• _SOURCE EXCERPT_
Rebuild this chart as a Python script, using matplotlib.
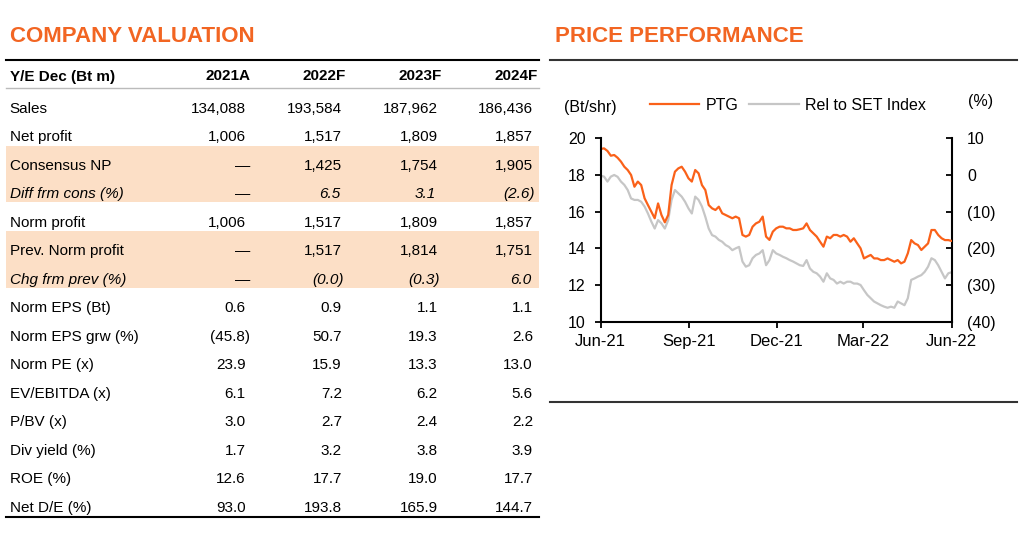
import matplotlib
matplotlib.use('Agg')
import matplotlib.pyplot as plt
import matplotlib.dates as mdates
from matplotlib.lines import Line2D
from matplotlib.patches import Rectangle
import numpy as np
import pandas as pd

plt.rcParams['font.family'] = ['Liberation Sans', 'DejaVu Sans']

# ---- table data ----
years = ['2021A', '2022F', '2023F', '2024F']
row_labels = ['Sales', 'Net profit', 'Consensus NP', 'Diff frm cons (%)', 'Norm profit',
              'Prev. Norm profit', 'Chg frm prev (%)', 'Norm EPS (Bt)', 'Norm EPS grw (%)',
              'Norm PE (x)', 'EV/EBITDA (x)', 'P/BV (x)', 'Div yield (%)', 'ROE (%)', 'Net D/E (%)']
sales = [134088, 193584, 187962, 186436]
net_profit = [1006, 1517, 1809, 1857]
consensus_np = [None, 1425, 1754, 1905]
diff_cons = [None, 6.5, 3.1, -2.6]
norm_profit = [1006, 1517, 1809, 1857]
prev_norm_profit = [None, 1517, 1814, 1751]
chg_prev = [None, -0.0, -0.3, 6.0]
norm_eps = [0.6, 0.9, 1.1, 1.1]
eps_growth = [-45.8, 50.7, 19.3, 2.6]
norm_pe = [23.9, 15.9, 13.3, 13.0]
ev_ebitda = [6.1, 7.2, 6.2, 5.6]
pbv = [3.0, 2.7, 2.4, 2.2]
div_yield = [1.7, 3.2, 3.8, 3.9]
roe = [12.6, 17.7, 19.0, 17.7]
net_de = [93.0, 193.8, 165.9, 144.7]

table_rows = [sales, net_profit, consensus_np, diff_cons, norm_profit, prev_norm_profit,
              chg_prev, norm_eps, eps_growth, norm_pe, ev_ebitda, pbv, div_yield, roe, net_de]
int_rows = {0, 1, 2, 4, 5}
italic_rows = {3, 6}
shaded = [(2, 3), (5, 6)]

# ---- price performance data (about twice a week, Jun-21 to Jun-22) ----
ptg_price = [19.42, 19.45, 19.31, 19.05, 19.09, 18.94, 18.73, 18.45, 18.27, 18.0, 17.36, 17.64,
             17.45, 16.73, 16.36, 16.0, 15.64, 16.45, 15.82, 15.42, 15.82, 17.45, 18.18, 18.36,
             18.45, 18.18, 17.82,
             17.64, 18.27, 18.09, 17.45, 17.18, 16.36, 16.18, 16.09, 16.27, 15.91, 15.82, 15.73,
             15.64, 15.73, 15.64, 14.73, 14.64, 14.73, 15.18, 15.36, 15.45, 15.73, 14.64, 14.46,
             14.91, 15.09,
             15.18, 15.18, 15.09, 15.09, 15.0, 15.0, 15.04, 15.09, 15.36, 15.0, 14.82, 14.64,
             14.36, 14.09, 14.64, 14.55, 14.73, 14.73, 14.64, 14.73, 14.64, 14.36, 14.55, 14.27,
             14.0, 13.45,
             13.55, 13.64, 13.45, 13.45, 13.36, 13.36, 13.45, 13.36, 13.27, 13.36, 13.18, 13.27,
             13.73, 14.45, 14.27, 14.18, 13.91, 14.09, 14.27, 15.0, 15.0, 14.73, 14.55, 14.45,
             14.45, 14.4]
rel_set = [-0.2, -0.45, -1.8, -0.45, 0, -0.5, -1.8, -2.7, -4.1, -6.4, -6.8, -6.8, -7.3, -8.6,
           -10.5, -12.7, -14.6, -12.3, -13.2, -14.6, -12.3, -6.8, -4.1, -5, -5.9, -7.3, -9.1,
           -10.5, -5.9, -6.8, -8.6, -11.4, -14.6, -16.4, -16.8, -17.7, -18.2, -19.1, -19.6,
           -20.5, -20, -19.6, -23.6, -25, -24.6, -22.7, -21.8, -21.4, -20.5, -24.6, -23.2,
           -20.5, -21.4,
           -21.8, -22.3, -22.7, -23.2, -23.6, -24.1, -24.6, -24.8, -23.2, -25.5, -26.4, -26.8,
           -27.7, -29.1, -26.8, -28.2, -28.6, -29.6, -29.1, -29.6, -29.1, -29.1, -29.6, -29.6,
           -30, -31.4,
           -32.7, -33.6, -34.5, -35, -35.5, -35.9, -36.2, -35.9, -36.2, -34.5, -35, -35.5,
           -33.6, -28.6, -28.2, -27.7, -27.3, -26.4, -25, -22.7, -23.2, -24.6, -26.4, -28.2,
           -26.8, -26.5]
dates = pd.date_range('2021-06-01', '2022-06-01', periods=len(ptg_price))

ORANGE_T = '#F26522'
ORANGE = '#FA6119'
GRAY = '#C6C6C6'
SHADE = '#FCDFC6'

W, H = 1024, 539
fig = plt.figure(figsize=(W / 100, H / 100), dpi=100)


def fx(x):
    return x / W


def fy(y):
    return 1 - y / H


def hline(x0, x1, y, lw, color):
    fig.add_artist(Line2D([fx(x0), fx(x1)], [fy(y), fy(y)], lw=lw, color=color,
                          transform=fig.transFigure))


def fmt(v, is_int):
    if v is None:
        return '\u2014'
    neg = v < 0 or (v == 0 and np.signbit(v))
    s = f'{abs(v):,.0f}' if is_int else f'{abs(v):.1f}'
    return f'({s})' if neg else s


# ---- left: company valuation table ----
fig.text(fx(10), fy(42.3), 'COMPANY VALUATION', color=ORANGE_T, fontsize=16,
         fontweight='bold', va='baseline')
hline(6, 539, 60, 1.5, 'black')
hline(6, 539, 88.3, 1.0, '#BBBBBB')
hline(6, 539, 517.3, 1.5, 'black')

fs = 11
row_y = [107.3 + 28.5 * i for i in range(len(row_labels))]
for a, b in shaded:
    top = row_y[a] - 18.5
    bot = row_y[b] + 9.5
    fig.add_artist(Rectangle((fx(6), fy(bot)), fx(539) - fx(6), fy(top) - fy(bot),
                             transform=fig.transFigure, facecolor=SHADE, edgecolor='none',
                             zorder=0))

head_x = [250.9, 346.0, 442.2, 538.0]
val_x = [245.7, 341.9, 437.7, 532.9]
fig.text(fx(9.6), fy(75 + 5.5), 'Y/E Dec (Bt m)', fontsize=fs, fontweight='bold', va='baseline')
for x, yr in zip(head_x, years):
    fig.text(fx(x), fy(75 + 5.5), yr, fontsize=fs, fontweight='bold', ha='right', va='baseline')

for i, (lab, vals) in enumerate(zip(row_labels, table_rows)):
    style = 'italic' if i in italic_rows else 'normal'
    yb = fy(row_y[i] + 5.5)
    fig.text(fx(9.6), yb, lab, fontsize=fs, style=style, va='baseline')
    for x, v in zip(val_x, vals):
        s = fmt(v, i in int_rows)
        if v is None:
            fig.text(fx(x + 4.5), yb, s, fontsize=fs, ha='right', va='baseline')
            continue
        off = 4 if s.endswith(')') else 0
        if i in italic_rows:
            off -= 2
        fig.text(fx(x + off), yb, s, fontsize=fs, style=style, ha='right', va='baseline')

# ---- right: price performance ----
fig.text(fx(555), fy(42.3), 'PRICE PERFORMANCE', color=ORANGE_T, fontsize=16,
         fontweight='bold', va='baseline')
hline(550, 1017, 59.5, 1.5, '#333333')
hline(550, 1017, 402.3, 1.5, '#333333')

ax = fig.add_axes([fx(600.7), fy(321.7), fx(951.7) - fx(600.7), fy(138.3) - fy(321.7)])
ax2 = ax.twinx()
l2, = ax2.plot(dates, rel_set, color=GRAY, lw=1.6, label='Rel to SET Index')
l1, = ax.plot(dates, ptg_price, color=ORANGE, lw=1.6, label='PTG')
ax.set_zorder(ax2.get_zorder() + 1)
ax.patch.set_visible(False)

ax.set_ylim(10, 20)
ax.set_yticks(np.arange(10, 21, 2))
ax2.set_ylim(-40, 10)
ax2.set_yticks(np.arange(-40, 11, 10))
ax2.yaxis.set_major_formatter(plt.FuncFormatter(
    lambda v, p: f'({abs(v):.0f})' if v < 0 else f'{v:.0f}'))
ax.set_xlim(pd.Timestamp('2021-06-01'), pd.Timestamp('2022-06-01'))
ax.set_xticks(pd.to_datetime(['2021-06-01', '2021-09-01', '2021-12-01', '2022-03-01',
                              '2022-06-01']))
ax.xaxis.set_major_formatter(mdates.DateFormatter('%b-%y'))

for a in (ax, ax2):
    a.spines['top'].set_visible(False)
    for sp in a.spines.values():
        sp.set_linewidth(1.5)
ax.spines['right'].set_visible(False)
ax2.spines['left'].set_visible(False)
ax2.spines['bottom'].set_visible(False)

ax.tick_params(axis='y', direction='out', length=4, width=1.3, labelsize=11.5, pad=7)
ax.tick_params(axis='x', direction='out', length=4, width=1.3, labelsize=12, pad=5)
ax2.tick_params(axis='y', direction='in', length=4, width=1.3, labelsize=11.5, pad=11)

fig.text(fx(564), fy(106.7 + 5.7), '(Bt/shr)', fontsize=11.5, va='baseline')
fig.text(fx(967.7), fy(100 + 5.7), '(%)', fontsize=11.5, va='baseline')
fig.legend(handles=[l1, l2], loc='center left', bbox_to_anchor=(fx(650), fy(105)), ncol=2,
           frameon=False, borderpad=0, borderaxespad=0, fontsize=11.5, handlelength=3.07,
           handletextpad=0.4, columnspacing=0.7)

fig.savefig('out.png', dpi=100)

• _WHAT IS REQUIRED_
Return exactly what appears from the opening line of the material through the line with "shaded = [(2, 3), (5, 6)]", apart from the pictures.

• _EXERCISE SOLUTION_
Rebuild this chart as a Python script, using matplotlib.
import matplotlib
matplotlib.use('Agg')
import matplotlib.pyplot as plt
import matplotlib.dates as mdates
from matplotlib.lines import Line2D
from matplotlib.patches import Rectangle
import numpy as np
import pandas as pd

plt.rcParams['font.family'] = ['Liberation Sans', 'DejaVu Sans']

# ---- table data ----
years = ['2021A', '2022F', '2023F', '2024F']
row_labels = ['Sales', 'Net profit', 'Consensus NP', 'Diff frm cons (%)', 'Norm profit',
              'Prev. Norm profit', 'Chg frm prev (%)', 'Norm EPS (Bt)', 'Norm EPS grw (%)',
              'Norm PE (x)', 'EV/EBITDA (x)', 'P/BV (x)', 'Div yield (%)', 'ROE (%)', 'Net D/E (%)']
sales = [134088, 193584, 187962, 186436]
net_profit = [1006, 1517, 1809, 1857]
consensus_np = [None, 1425, 1754, 1905]
diff_cons = [None, 6.5, 3.1, -2.6]
norm_profit = [1006, 1517, 1809, 1857]
prev_norm_profit = [None, 1517, 1814, 1751]
chg_prev = [None, -0.0, -0.3, 6.0]
norm_eps = [0.6, 0.9, 1.1, 1.1]
eps_growth = [-45.8, 50.7, 19.3, 2.6]
norm_pe = [23.9, 15.9, 13.3, 13.0]
ev_ebitda = [6.1, 7.2, 6.2, 5.6]
pbv = [3.0, 2.7, 2.4, 2.2]
div_yield = [1.7, 3.2, 3.8, 3.9]
roe = [12.6, 17.7, 19.0, 17.7]
net_de = [93.0, 193.8, 165.9, 144.7]

table_rows = [sales, net_profit, consensus_np, diff_cons, norm_profit, prev_norm_profit,
              chg_prev, norm_eps, eps_growth, norm_pe, ev_ebitda, pbv, div_yield, roe, net_de]
int_rows = {0, 1, 2, 4, 5}
italic_rows = {3, 6}
shaded = [(2, 3), (5, 6)]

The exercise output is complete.